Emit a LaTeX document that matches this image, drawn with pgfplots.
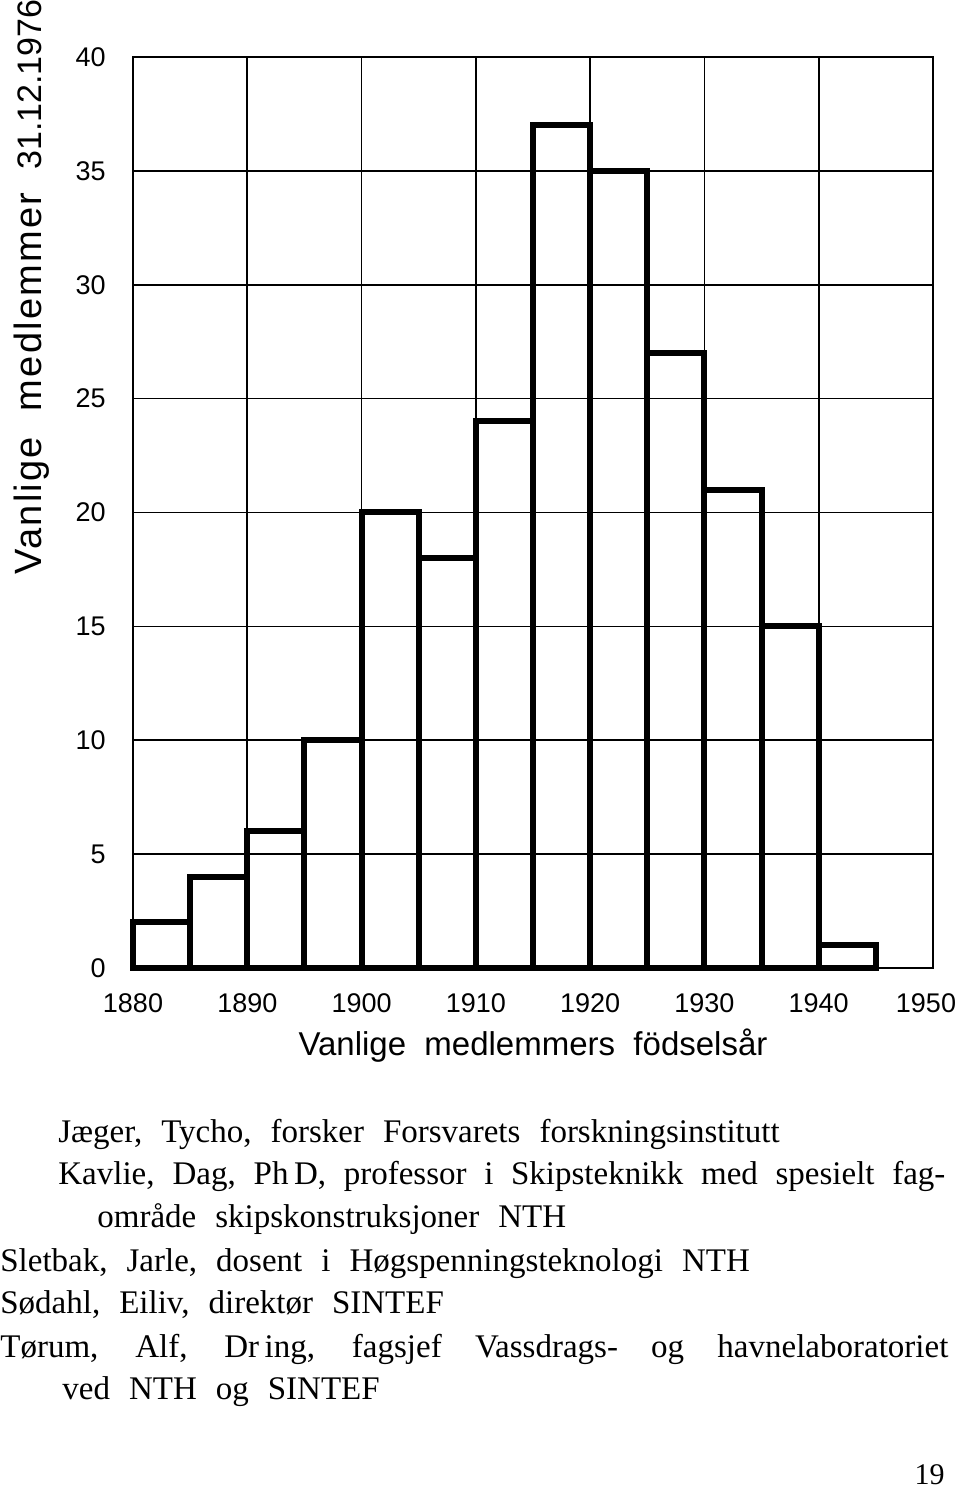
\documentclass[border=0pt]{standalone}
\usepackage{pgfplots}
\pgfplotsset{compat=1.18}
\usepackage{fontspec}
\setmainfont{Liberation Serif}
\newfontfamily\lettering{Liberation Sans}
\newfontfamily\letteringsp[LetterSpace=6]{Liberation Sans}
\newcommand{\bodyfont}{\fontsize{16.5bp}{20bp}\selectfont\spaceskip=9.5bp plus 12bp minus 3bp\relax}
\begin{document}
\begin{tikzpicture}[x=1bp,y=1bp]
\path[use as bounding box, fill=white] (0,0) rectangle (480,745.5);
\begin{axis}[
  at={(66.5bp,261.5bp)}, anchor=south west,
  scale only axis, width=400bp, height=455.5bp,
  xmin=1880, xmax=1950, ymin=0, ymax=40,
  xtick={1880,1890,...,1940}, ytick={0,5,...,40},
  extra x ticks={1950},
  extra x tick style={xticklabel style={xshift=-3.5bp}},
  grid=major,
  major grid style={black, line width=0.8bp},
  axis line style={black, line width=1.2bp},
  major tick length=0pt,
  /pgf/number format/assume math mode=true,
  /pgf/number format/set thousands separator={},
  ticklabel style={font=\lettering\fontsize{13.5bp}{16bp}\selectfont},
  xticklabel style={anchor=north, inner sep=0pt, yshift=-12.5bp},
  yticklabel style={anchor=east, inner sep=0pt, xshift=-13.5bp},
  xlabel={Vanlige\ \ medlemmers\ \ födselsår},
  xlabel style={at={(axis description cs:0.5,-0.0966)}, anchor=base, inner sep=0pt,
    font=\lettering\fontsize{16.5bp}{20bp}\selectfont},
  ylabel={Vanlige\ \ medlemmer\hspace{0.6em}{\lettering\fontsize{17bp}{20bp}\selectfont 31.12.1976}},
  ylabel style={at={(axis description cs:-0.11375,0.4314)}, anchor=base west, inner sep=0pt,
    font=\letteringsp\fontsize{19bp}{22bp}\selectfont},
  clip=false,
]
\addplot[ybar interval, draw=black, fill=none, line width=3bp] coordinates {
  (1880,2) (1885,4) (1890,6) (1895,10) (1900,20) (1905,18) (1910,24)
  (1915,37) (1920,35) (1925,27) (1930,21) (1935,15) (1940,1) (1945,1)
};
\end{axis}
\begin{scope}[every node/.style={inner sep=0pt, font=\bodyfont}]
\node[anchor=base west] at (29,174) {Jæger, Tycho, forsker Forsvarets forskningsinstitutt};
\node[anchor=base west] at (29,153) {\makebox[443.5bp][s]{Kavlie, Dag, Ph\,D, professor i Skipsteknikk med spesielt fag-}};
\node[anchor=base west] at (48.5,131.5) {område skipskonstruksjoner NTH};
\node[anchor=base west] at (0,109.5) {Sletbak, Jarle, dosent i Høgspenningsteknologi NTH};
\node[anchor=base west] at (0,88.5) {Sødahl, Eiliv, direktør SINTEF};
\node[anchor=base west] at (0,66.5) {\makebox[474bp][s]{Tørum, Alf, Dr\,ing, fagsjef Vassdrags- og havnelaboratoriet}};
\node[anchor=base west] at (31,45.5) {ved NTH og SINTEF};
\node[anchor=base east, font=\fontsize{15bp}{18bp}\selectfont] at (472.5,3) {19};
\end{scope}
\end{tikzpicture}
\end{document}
+++
= TASK DIRECTIONS =
Retype the whole listing, keeping every line identical and omitting all pictures.

= RESPONSE =
Emit a LaTeX document that matches this image, drawn with pgfplots.
\documentclass[border=0pt]{standalone}
\usepackage{pgfplots}
\pgfplotsset{compat=1.18}
\usepackage{fontspec}
\setmainfont{Liberation Serif}
\newfontfamily\lettering{Liberation Sans}
\newfontfamily\letteringsp[LetterSpace=6]{Liberation Sans}
\newcommand{\bodyfont}{\fontsize{16.5bp}{20bp}\selectfont\spaceskip=9.5bp plus 12bp minus 3bp\relax}
\begin{document}
\begin{tikzpicture}[x=1bp,y=1bp]
\path[use as bounding box, fill=white] (0,0) rectangle (480,745.5);
\begin{axis}[
  at={(66.5bp,261.5bp)}, anchor=south west,
  scale only axis, width=400bp, height=455.5bp,
  xmin=1880, xmax=1950, ymin=0, ymax=40,
  xtick={1880,1890,...,1940}, ytick={0,5,...,40},
  extra x ticks={1950},
  extra x tick style={xticklabel style={xshift=-3.5bp}},
  grid=major,
  major grid style={black, line width=0.8bp},
  axis line style={black, line width=1.2bp},
  major tick length=0pt,
  /pgf/number format/assume math mode=true,
  /pgf/number format/set thousands separator={},
  ticklabel style={font=\lettering\fontsize{13.5bp}{16bp}\selectfont},
  xticklabel style={anchor=north, inner sep=0pt, yshift=-12.5bp},
  yticklabel style={anchor=east, inner sep=0pt, xshift=-13.5bp},
  xlabel={Vanlige\ \ medlemmers\ \ födselsår},
  xlabel style={at={(axis description cs:0.5,-0.0966)}, anchor=base, inner sep=0pt,
    font=\lettering\fontsize{16.5bp}{20bp}\selectfont},
  ylabel={Vanlige\ \ medlemmer\hspace{0.6em}{\lettering\fontsize{17bp}{20bp}\selectfont 31.12.1976}},
  ylabel style={at={(axis description cs:-0.11375,0.4314)}, anchor=base west, inner sep=0pt,
    font=\letteringsp\fontsize{19bp}{22bp}\selectfont},
  clip=false,
]
\addplot[ybar interval, draw=black, fill=none, line width=3bp] coordinates {
  (1880,2) (1885,4) (1890,6) (1895,10) (1900,20) (1905,18) (1910,24)
  (1915,37) (1920,35) (1925,27) (1930,21) (1935,15) (1940,1) (1945,1)
};
\end{axis}
\begin{scope}[every node/.style={inner sep=0pt, font=\bodyfont}]
\node[anchor=base west] at (29,174) {Jæger, Tycho, forsker Forsvarets forskningsinstitutt};
\node[anchor=base west] at (29,153) {\makebox[443.5bp][s]{Kavlie, Dag, Ph\,D, professor i Skipsteknikk med spesielt fag-}};
\node[anchor=base west] at (48.5,131.5) {område skipskonstruksjoner NTH};
\node[anchor=base west] at (0,109.5) {Sletbak, Jarle, dosent i Høgspenningsteknologi NTH};
\node[anchor=base west] at (0,88.5) {Sødahl, Eiliv, direktør SINTEF};
\node[anchor=base west] at (0,66.5) {\makebox[474bp][s]{Tørum, Alf, Dr\,ing, fagsjef Vassdrags- og havnelaboratoriet}};
\node[anchor=base west] at (31,45.5) {ved NTH og SINTEF};
\node[anchor=base east, font=\fontsize{15bp}{18bp}\selectfont] at (472.5,3) {19};
\end{scope}
\end{tikzpicture}
\end{document}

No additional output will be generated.